◆ Exercise details:
Skip every image and restate the data word for word.

◆ Data extract:
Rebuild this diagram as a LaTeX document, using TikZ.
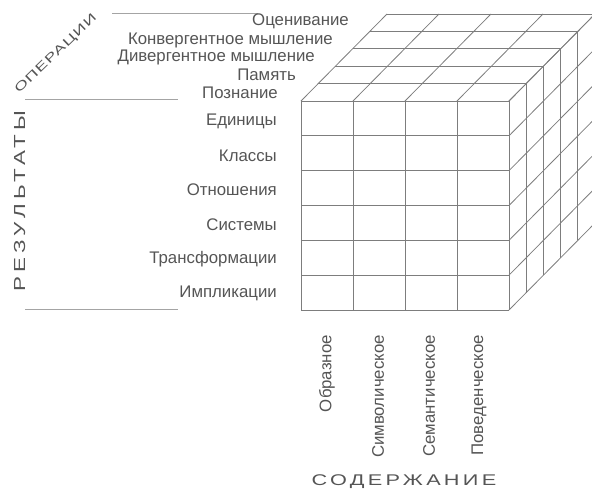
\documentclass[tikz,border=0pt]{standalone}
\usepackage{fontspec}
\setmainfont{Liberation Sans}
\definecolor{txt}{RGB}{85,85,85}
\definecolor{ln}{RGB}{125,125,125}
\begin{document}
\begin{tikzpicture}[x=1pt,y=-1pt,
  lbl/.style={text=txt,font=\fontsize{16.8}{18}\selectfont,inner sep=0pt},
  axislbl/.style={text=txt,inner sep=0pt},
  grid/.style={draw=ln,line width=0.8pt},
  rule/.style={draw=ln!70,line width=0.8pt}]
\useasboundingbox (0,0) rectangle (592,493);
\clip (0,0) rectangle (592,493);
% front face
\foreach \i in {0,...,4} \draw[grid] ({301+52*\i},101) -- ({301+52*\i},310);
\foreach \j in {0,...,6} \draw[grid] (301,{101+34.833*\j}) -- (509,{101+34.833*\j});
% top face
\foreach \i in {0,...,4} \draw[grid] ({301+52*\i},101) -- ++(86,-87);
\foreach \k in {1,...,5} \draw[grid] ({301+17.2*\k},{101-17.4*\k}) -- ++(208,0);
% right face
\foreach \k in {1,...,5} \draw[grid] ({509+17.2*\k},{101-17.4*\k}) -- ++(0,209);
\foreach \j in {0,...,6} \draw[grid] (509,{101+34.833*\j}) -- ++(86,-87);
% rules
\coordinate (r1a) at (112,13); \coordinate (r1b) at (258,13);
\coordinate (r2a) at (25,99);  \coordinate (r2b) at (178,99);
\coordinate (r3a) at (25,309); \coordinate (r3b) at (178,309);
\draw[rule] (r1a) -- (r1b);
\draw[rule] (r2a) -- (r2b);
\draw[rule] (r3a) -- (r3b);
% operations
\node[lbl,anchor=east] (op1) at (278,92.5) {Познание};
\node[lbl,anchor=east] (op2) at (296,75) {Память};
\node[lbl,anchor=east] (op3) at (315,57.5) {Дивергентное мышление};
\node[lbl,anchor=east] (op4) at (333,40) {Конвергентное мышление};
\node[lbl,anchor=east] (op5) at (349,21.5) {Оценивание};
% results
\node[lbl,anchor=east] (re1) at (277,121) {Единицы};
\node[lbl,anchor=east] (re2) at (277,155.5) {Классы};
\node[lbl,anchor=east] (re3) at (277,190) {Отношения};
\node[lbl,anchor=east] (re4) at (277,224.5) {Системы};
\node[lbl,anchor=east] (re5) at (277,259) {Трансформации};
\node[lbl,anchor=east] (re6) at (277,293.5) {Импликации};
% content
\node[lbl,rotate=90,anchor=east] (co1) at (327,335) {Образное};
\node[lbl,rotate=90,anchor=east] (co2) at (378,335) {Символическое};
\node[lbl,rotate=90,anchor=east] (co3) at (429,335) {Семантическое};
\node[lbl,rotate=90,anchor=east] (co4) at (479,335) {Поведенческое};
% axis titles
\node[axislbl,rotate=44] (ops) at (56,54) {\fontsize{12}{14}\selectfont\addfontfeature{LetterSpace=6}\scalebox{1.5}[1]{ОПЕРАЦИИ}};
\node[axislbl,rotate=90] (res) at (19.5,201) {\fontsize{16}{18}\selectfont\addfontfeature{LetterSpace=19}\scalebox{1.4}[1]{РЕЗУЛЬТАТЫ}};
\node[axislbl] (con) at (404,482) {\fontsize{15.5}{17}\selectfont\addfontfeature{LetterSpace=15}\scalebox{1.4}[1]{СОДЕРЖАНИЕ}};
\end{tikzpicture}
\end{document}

◆ The result:
Rebuild this diagram as a LaTeX document, using TikZ.
\documentclass[tikz,border=0pt]{standalone}
\usepackage{fontspec}
\setmainfont{Liberation Sans}
\definecolor{txt}{RGB}{85,85,85}
\definecolor{ln}{RGB}{125,125,125}
\begin{document}
\begin{tikzpicture}[x=1pt,y=-1pt,
  lbl/.style={text=txt,font=\fontsize{16.8}{18}\selectfont,inner sep=0pt},
  axislbl/.style={text=txt,inner sep=0pt},
  grid/.style={draw=ln,line width=0.8pt},
  rule/.style={draw=ln!70,line width=0.8pt}]
\useasboundingbox (0,0) rectangle (592,493);
\clip (0,0) rectangle (592,493);
% front face
\foreach \i in {0,...,4} \draw[grid] ({301+52*\i},101) -- ({301+52*\i},310);
\foreach \j in {0,...,6} \draw[grid] (301,{101+34.833*\j}) -- (509,{101+34.833*\j});
% top face
\foreach \i in {0,...,4} \draw[grid] ({301+52*\i},101) -- ++(86,-87);
\foreach \k in {1,...,5} \draw[grid] ({301+17.2*\k},{101-17.4*\k}) -- ++(208,0);
% right face
\foreach \k in {1,...,5} \draw[grid] ({509+17.2*\k},{101-17.4*\k}) -- ++(0,209);
\foreach \j in {0,...,6} \draw[grid] (509,{101+34.833*\j}) -- ++(86,-87);
% rules
\coordinate (r1a) at (112,13); \coordinate (r1b) at (258,13);
\coordinate (r2a) at (25,99);  \coordinate (r2b) at (178,99);
\coordinate (r3a) at (25,309); \coordinate (r3b) at (178,309);
\draw[rule] (r1a) -- (r1b);
\draw[rule] (r2a) -- (r2b);
\draw[rule] (r3a) -- (r3b);
% operations
\node[lbl,anchor=east] (op1) at (278,92.5) {Познание};
\node[lbl,anchor=east] (op2) at (296,75) {Память};
\node[lbl,anchor=east] (op3) at (315,57.5) {Дивергентное мышление};
\node[lbl,anchor=east] (op4) at (333,40) {Конвергентное мышление};
\node[lbl,anchor=east] (op5) at (349,21.5) {Оценивание};
% results
\node[lbl,anchor=east] (re1) at (277,121) {Единицы};
\node[lbl,anchor=east] (re2) at (277,155.5) {Классы};
\node[lbl,anchor=east] (re3) at (277,190) {Отношения};
\node[lbl,anchor=east] (re4) at (277,224.5) {Системы};
\node[lbl,anchor=east] (re5) at (277,259) {Трансформации};
\node[lbl,anchor=east] (re6) at (277,293.5) {Импликации};
% content
\node[lbl,rotate=90,anchor=east] (co1) at (327,335) {Образное};
\node[lbl,rotate=90,anchor=east] (co2) at (378,335) {Символическое};
\node[lbl,rotate=90,anchor=east] (co3) at (429,335) {Семантическое};
\node[lbl,rotate=90,anchor=east] (co4) at (479,335) {Поведенческое};
% axis titles
\node[axislbl,rotate=44] (ops) at (56,54) {\fontsize{12}{14}\selectfont\addfontfeature{LetterSpace=6}\scalebox{1.5}[1]{ОПЕРАЦИИ}};
\node[axislbl,rotate=90] (res) at (19.5,201) {\fontsize{16}{18}\selectfont\addfontfeature{LetterSpace=19}\scalebox{1.4}[1]{РЕЗУЛЬТАТЫ}};
\node[axislbl] (con) at (404,482) {\fontsize{15.5}{17}\selectfont\addfontfeature{LetterSpace=15}\scalebox{1.4}[1]{СОДЕРЖАНИЕ}};
\end{tikzpicture}
\end{document}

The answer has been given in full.